# Input material
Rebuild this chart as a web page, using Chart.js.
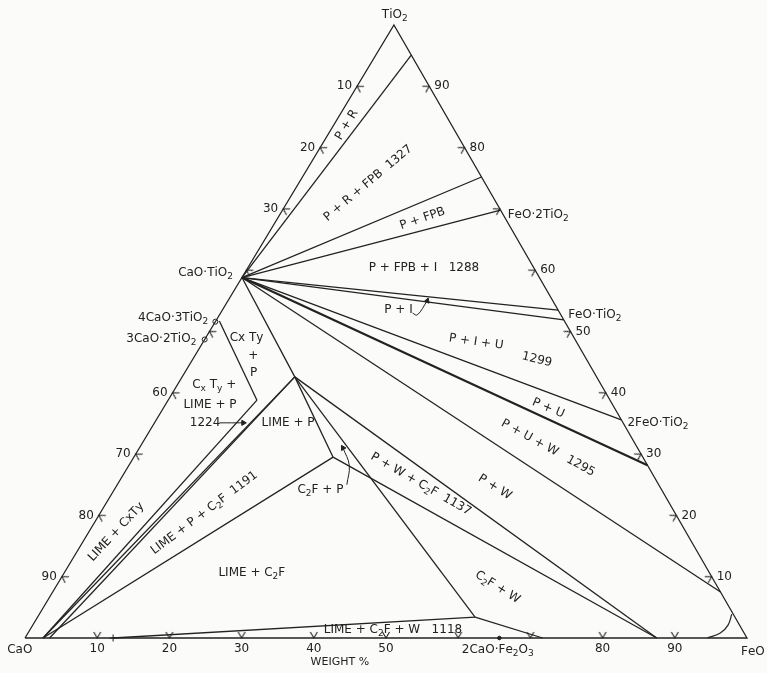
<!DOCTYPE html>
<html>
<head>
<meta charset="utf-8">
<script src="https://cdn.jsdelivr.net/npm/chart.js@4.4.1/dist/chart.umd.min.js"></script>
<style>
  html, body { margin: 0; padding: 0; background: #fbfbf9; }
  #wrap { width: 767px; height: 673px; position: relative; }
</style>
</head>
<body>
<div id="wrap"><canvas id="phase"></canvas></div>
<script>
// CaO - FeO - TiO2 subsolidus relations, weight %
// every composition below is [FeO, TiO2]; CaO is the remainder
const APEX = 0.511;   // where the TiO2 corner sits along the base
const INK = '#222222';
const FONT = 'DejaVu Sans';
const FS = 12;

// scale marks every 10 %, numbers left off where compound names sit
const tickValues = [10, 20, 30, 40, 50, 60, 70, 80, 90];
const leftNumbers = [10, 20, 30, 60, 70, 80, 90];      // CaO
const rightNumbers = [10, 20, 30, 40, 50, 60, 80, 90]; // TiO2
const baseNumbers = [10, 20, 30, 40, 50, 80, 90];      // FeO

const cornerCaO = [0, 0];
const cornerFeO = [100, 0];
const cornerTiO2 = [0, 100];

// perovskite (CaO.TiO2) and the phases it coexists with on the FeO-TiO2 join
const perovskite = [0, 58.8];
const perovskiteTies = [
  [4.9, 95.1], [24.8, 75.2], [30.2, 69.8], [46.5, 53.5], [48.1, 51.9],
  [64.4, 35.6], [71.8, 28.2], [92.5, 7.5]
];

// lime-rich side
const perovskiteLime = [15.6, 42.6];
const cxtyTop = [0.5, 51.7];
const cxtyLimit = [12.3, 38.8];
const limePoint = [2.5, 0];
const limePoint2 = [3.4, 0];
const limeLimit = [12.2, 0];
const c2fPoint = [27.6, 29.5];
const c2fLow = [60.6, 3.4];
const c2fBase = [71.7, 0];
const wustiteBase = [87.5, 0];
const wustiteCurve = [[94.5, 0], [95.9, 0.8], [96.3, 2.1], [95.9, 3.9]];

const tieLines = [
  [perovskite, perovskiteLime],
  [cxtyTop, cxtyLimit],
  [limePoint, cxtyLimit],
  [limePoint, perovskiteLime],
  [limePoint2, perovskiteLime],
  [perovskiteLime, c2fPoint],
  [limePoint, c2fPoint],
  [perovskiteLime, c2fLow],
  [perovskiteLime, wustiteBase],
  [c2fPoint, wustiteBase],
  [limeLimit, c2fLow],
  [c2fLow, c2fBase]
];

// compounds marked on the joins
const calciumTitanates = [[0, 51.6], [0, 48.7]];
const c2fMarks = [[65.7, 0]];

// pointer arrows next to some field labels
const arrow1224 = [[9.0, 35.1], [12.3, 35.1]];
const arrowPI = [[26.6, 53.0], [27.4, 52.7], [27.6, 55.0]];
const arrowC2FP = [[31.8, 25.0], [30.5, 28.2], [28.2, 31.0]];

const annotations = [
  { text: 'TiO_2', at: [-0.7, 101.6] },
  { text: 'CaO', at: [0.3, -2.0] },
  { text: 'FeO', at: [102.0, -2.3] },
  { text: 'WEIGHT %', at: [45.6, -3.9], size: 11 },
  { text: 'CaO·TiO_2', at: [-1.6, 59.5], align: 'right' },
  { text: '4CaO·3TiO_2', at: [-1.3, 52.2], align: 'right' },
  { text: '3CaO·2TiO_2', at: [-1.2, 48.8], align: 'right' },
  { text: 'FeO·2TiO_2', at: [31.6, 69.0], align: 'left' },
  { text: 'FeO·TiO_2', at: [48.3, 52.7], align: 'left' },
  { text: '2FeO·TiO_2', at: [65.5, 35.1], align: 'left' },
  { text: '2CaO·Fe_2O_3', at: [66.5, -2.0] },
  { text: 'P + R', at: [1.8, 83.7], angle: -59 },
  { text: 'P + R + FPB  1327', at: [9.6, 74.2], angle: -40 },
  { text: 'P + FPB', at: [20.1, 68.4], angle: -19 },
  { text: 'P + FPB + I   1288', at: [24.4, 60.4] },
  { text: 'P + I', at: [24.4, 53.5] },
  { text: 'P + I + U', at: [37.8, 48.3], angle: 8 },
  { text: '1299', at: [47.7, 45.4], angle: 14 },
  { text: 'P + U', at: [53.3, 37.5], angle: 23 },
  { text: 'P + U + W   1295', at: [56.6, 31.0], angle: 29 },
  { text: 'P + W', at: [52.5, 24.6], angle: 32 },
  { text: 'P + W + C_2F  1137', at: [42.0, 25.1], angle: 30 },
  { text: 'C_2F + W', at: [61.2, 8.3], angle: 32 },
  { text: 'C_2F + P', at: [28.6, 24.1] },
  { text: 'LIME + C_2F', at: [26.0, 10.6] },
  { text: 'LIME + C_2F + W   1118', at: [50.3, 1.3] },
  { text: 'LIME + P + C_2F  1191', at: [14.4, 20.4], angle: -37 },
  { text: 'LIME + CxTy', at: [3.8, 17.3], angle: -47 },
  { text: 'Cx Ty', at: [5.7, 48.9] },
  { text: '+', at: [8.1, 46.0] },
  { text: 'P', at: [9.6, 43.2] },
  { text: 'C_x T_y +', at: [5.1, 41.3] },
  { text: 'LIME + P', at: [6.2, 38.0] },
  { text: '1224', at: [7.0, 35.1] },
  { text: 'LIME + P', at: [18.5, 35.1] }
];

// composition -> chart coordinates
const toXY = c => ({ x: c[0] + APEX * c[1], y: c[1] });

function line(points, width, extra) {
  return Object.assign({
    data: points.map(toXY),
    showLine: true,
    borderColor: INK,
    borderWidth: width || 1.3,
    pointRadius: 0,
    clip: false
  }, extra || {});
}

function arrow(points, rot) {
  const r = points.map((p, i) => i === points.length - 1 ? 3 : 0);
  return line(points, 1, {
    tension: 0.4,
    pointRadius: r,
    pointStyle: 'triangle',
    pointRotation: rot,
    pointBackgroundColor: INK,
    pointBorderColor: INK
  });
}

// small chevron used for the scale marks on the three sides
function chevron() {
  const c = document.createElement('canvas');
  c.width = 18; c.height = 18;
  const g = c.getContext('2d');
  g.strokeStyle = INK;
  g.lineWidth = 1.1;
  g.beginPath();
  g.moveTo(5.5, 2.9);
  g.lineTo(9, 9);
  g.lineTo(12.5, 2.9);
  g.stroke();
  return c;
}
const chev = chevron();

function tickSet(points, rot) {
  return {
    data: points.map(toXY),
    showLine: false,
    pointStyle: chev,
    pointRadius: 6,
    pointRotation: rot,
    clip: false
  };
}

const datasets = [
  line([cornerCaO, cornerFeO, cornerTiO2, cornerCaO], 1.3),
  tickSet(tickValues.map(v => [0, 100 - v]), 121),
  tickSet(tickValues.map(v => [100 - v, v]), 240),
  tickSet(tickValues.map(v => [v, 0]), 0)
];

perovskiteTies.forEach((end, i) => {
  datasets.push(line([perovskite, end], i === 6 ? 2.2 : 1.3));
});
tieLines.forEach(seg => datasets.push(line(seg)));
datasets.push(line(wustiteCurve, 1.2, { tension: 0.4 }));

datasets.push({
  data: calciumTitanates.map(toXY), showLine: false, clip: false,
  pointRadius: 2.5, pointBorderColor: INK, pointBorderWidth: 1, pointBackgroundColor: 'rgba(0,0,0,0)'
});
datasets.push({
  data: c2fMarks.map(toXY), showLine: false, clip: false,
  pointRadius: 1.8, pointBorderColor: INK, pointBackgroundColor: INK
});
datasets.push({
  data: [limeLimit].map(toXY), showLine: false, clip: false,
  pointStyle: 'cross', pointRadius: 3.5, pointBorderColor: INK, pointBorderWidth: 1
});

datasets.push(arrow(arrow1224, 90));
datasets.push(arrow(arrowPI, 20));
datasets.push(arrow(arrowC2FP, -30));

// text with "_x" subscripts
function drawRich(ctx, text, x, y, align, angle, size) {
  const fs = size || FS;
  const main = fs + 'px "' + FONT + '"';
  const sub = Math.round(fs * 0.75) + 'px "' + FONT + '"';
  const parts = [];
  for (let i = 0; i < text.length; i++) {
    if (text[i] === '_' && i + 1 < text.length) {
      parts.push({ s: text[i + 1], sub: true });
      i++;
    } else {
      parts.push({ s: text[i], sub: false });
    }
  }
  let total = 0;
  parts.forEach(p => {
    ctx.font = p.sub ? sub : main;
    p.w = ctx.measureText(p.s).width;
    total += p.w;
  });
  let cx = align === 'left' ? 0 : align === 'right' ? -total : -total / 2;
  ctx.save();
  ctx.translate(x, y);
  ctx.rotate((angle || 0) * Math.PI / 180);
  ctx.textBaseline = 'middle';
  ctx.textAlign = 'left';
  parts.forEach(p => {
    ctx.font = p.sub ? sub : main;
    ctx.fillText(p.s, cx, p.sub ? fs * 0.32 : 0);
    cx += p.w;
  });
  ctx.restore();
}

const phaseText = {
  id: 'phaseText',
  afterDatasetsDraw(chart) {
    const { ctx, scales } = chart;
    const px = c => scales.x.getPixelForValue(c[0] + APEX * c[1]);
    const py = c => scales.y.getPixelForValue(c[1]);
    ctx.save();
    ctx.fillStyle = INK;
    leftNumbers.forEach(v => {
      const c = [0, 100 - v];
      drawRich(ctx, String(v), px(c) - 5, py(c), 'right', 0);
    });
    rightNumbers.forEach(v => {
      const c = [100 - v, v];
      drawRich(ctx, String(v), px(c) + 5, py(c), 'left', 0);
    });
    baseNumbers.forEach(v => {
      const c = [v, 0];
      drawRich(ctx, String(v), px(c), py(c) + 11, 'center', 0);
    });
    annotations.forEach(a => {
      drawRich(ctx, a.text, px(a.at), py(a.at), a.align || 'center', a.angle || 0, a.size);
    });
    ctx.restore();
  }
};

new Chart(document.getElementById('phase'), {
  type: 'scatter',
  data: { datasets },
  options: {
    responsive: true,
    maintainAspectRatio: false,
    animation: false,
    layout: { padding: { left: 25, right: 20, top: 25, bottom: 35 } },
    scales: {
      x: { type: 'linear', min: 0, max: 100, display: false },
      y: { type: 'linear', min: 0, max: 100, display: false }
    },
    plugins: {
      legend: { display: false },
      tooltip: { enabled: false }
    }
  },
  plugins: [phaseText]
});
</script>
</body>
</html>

---

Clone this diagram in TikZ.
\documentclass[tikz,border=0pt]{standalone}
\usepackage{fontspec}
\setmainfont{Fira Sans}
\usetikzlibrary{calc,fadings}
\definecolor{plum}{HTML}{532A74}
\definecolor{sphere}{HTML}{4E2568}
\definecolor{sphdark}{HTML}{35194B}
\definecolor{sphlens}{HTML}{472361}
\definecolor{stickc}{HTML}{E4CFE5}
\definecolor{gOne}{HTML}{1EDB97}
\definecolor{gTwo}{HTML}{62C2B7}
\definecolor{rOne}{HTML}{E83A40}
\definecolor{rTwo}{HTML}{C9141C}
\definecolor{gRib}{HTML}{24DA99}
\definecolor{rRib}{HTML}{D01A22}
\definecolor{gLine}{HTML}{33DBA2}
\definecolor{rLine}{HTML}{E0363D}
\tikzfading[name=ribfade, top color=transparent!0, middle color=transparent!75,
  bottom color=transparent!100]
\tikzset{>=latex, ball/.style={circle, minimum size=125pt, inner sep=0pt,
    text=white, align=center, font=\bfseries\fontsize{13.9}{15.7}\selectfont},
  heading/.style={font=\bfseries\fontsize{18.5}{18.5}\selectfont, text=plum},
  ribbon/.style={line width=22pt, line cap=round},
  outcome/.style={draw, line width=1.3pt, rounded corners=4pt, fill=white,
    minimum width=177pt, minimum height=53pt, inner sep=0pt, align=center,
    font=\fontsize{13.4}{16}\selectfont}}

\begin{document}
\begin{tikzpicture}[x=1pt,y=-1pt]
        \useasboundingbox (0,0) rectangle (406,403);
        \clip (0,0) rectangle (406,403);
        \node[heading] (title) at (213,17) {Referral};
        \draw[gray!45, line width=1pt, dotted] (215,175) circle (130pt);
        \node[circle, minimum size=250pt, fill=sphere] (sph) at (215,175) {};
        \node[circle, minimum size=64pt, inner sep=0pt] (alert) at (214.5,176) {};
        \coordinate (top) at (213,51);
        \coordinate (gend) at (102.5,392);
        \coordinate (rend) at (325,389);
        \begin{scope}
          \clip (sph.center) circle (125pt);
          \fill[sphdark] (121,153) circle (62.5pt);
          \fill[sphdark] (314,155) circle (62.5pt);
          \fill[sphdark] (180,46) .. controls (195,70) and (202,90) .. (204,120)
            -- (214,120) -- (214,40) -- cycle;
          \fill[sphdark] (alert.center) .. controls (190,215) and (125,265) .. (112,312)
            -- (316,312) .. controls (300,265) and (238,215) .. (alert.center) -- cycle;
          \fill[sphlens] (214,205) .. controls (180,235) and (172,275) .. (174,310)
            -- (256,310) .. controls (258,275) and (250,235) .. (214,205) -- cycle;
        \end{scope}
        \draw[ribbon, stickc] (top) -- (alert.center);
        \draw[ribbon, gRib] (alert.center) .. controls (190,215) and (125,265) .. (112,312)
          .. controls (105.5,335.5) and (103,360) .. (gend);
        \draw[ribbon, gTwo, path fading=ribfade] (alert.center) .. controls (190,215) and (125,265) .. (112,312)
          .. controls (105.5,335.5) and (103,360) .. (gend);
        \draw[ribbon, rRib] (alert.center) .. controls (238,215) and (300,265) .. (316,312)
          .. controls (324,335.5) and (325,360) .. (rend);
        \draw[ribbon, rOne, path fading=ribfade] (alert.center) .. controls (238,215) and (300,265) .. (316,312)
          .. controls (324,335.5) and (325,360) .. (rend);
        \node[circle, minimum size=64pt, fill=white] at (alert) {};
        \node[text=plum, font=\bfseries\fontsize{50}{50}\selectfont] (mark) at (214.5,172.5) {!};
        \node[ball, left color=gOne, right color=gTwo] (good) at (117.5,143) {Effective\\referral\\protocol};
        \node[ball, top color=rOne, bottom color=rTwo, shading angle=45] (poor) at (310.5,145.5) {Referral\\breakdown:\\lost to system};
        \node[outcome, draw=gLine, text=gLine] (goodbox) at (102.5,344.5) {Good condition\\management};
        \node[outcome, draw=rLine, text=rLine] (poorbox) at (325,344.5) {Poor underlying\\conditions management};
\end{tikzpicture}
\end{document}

* * *

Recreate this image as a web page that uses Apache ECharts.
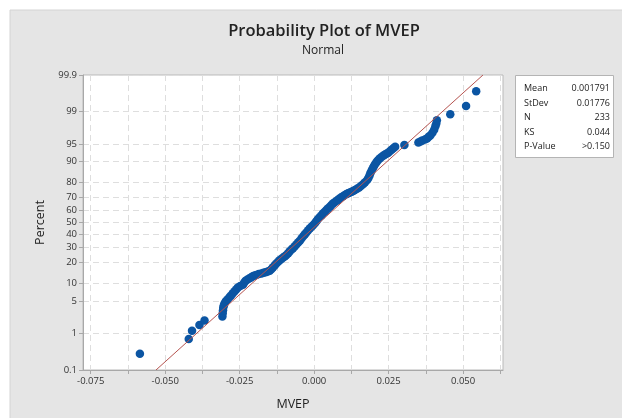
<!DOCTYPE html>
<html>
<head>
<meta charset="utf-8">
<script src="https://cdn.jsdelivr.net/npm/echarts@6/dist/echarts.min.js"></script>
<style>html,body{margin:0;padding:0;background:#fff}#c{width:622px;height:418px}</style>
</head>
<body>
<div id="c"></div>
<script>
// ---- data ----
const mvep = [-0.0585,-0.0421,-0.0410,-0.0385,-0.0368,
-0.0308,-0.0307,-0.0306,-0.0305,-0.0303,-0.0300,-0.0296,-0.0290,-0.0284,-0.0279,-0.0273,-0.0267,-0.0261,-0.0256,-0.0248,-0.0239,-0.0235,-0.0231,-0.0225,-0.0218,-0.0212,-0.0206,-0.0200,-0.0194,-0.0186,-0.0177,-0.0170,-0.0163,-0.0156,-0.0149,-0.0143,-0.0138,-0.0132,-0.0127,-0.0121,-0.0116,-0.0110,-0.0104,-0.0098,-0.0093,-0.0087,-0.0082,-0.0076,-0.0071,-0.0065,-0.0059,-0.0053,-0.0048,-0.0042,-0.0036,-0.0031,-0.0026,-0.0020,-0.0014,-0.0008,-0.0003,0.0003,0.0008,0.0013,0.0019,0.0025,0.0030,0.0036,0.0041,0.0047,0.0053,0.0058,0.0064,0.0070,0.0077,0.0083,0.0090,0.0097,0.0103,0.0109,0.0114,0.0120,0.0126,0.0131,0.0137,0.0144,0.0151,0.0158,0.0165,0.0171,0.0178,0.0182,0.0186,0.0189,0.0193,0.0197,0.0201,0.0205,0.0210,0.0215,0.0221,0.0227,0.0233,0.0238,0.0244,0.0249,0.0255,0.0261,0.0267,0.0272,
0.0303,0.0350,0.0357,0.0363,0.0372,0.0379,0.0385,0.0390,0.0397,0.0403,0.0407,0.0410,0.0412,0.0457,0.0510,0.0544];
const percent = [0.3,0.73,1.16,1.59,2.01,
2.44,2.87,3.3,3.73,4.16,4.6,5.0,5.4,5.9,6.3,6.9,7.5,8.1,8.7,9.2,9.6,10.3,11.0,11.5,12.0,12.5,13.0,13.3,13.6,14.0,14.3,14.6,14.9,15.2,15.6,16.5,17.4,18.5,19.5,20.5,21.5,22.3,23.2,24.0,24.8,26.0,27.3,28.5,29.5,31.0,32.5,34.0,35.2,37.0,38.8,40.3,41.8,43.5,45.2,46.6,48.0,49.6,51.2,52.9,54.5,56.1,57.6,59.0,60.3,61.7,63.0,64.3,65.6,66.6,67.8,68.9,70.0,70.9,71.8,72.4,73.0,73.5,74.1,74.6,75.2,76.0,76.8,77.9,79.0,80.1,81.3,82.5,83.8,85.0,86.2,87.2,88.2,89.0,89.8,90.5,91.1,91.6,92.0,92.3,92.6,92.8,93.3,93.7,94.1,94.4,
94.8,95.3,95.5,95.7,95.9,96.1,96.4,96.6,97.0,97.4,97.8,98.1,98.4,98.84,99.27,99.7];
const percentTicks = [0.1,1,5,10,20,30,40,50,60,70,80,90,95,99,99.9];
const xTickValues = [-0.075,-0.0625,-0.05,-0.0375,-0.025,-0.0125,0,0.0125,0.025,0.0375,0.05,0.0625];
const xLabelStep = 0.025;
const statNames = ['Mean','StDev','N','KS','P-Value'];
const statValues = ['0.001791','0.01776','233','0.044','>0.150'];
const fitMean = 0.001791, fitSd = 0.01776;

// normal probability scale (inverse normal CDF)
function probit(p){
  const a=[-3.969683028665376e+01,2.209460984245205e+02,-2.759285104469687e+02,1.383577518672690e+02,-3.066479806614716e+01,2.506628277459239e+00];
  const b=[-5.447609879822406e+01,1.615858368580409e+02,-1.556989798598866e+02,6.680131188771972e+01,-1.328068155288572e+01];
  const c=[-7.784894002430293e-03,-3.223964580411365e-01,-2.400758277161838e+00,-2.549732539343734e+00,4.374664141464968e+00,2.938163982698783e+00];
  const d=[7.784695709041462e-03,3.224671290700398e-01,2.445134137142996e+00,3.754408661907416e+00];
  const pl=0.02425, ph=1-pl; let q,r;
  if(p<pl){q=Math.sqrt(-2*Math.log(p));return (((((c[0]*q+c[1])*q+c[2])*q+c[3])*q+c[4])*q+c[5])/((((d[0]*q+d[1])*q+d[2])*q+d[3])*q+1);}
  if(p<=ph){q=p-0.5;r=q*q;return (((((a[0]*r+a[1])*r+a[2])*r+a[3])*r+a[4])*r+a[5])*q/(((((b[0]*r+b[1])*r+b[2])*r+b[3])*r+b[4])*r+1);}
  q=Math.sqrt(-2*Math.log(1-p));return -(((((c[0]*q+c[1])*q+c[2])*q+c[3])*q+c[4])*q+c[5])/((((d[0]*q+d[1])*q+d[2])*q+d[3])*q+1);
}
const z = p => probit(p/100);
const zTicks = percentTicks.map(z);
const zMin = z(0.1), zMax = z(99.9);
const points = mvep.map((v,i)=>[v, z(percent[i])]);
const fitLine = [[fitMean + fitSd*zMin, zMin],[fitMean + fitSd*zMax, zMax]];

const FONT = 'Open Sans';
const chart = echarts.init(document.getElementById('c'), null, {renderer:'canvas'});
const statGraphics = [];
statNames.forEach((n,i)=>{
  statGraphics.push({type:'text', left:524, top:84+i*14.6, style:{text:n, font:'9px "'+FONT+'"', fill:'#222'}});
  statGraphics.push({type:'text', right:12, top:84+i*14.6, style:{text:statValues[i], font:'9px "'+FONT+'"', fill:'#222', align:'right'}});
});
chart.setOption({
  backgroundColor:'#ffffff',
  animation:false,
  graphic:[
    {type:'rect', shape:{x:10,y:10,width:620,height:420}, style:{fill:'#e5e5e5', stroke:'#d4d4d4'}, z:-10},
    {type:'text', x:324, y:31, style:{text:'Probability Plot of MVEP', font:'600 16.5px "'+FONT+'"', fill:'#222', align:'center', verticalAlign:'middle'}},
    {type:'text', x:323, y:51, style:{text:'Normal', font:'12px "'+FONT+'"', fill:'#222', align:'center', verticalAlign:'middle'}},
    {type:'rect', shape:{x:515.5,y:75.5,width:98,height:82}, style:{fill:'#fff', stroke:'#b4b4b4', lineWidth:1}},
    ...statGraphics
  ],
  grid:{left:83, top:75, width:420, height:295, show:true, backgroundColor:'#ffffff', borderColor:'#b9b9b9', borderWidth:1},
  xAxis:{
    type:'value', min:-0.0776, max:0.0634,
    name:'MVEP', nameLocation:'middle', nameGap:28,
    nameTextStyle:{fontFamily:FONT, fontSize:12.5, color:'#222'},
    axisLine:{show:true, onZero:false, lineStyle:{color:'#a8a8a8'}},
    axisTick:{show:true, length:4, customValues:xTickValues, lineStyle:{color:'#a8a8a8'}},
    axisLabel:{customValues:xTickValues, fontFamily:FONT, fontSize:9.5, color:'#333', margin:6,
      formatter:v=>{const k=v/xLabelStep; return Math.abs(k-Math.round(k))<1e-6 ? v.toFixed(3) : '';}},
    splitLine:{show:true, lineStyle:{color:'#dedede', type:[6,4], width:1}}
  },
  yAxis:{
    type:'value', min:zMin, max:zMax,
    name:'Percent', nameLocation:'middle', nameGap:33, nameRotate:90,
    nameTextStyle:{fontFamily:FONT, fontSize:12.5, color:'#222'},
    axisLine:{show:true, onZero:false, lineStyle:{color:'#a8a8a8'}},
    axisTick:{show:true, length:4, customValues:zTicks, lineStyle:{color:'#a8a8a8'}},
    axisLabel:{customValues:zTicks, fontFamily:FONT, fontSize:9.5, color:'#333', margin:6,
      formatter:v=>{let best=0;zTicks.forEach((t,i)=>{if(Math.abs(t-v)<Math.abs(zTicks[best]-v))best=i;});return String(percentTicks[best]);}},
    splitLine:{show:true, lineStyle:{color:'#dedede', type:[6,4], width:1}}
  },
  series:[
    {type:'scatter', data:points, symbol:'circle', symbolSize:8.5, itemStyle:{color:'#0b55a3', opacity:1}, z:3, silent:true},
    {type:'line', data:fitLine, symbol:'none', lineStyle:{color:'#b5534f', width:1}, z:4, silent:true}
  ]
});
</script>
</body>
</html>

# Task details
Exactly and only the lines from the line with "Rebuild this chart" to the line with "2.1], [95.9, 3.9]];", both ends included, should be echoed. Do not carry over the pictures.

# Task answer
Rebuild this chart as a web page, using Chart.js.
<!DOCTYPE html>
<html>
<head>
<meta charset="utf-8">
<script src="https://cdn.jsdelivr.net/npm/chart.js@4.4.1/dist/chart.umd.min.js"></script>
<style>
  html, body { margin: 0; padding: 0; background: #fbfbf9; }
  #wrap { width: 767px; height: 673px; position: relative; }
</style>
</head>
<body>
<div id="wrap"><canvas id="phase"></canvas></div>
<script>
// CaO - FeO - TiO2 subsolidus relations, weight %
// every composition below is [FeO, TiO2]; CaO is the remainder
const APEX = 0.511;   // where the TiO2 corner sits along the base
const INK = '#222222';
const FONT = 'DejaVu Sans';
const FS = 12;

// scale marks every 10 %, numbers left off where compound names sit
const tickValues = [10, 20, 30, 40, 50, 60, 70, 80, 90];
const leftNumbers = [10, 20, 30, 60, 70, 80, 90];      // CaO
const rightNumbers = [10, 20, 30, 40, 50, 60, 80, 90]; // TiO2
const baseNumbers = [10, 20, 30, 40, 50, 80, 90];      // FeO

const cornerCaO = [0, 0];
const cornerFeO = [100, 0];
const cornerTiO2 = [0, 100];

// perovskite (CaO.TiO2) and the phases it coexists with on the FeO-TiO2 join
const perovskite = [0, 58.8];
const perovskiteTies = [
  [4.9, 95.1], [24.8, 75.2], [30.2, 69.8], [46.5, 53.5], [48.1, 51.9],
  [64.4, 35.6], [71.8, 28.2], [92.5, 7.5]
];

// lime-rich side
const perovskiteLime = [15.6, 42.6];
const cxtyTop = [0.5, 51.7];
const cxtyLimit = [12.3, 38.8];
const limePoint = [2.5, 0];
const limePoint2 = [3.4, 0];
const limeLimit = [12.2, 0];
const c2fPoint = [27.6, 29.5];
const c2fLow = [60.6, 3.4];
const c2fBase = [71.7, 0];
const wustiteBase = [87.5, 0];
const wustiteCurve = [[94.5, 0], [95.9, 0.8], [96.3, 2.1], [95.9, 3.9]];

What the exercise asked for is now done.